Sea como fuere, el hecho no puede ser ignorado porque, a diferencia de Francia, España es un Estado que reconoce el derecho a la autonomía a las nacionalidades y regiones que la integran, y éste es un primer parámetro constitucional que impide negar que la participación estatal española en Europa tenga que instrumentarse única y exclusivamente a través del Estado, excluyendo a una parte integrante de éste como son las comunidades autónomas.

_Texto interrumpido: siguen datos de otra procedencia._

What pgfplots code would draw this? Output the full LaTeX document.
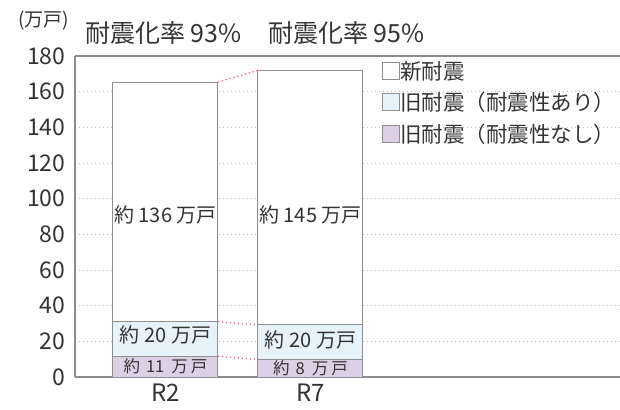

Es cierto, sin embargo, que para que la participación autonómica puede resultar eficaz se hace necesario como requisito previo que los instrumentos de colaboración en sentido vertical, entre el Estado y las comunidades autónomas, y también en línea horizontal, entre las propias comunidades autónomas, funcione bien. La experiencia que en este sentido ofrece la Conferencia para Asuntos Relacionados con las Comunidades Europeas, regulada por la Ley de 1997, es desde luego mejorable y mucho más lo es la deficiente colaboración entre las comunidades autónomas. Como seguramente lo es también la estructura administrativa de éstas últimas en cuanto a la regulación de sus órganos dedicados a asuntos europeos. Pero, aun con todo, no parece muy coherente que, desde un Estado como España que hace de las comunidades autónomas un referente democrático de identidad constitucional, se olvide de ello a las primeras de cambio cuando se trata de relacionarse con Europa.
Marc Carrillo es catedrático de Derecho Constitucional de la UPF.